>> BEGIN Provided data

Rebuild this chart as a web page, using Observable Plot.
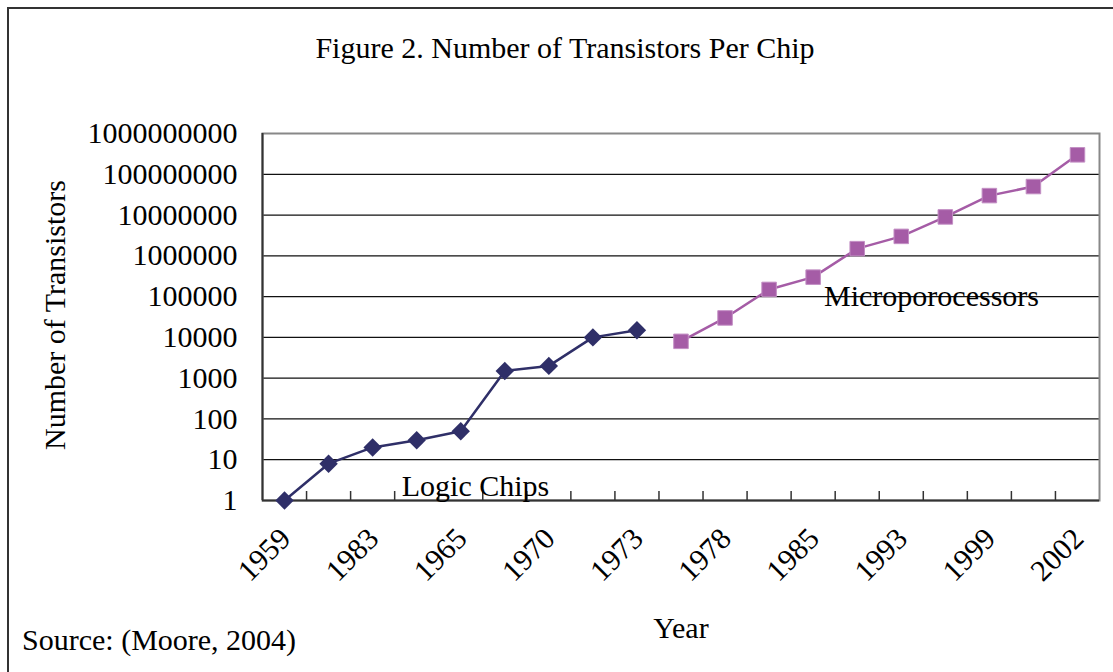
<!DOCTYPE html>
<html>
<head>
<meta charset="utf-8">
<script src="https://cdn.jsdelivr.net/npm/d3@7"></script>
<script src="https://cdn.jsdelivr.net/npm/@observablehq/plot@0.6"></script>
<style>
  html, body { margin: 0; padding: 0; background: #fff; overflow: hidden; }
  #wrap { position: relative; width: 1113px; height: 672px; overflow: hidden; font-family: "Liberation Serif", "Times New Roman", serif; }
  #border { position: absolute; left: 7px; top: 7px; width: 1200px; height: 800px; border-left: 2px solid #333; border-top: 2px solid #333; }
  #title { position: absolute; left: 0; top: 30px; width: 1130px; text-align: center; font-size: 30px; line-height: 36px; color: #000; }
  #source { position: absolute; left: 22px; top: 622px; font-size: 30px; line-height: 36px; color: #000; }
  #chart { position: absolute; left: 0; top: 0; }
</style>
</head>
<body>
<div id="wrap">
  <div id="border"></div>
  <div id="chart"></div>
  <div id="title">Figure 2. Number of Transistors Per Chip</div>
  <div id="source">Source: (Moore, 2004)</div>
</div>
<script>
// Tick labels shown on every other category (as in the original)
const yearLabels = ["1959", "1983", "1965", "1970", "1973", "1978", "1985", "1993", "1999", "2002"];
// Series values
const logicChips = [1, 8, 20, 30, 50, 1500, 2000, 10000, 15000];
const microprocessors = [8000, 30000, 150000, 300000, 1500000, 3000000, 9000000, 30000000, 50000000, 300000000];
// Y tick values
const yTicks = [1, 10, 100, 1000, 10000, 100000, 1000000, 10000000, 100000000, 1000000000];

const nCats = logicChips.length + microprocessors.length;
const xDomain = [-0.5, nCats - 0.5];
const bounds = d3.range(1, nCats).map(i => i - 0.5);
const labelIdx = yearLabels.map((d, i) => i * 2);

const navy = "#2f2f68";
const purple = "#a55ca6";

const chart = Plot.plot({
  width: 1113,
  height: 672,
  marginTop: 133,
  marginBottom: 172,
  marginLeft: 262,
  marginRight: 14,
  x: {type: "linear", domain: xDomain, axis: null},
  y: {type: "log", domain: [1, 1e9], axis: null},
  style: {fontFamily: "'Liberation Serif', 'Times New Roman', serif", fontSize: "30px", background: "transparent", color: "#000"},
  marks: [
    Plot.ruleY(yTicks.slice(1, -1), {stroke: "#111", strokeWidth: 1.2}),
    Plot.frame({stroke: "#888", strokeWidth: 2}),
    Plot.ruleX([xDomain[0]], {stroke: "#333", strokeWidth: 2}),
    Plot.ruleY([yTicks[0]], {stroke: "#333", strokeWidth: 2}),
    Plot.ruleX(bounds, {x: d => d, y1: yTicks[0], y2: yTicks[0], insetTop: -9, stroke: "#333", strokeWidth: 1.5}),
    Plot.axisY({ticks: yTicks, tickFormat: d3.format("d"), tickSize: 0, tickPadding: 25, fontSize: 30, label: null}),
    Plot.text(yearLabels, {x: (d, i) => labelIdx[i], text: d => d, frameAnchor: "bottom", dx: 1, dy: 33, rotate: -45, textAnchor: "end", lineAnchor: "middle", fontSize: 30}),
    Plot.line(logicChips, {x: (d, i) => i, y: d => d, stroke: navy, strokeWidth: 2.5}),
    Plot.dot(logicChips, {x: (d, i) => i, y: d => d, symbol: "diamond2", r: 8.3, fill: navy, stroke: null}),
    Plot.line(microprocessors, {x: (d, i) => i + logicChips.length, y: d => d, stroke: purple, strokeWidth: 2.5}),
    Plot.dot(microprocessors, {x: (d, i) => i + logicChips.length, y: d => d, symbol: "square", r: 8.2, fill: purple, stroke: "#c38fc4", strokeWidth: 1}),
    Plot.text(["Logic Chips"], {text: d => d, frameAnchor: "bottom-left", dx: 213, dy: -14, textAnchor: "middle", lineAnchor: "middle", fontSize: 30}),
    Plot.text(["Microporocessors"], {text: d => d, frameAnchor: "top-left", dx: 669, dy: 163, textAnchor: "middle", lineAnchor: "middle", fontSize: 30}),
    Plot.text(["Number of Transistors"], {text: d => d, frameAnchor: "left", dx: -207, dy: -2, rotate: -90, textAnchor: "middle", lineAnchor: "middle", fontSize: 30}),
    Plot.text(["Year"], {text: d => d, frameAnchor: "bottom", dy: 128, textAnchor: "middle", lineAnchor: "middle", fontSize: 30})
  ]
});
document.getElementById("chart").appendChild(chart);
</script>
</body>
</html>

>> END Provided data

# Direction
Lines containing the string "chart" are to be selected and copied.

# Answer to the problem
Rebuild this chart as a web page, using Observable Plot.
  #chart { position: absolute; left: 0; top: 0; }
  <div id="chart"></div>
const chart = Plot.plot({
document.getElementById("chart").appendChild(chart);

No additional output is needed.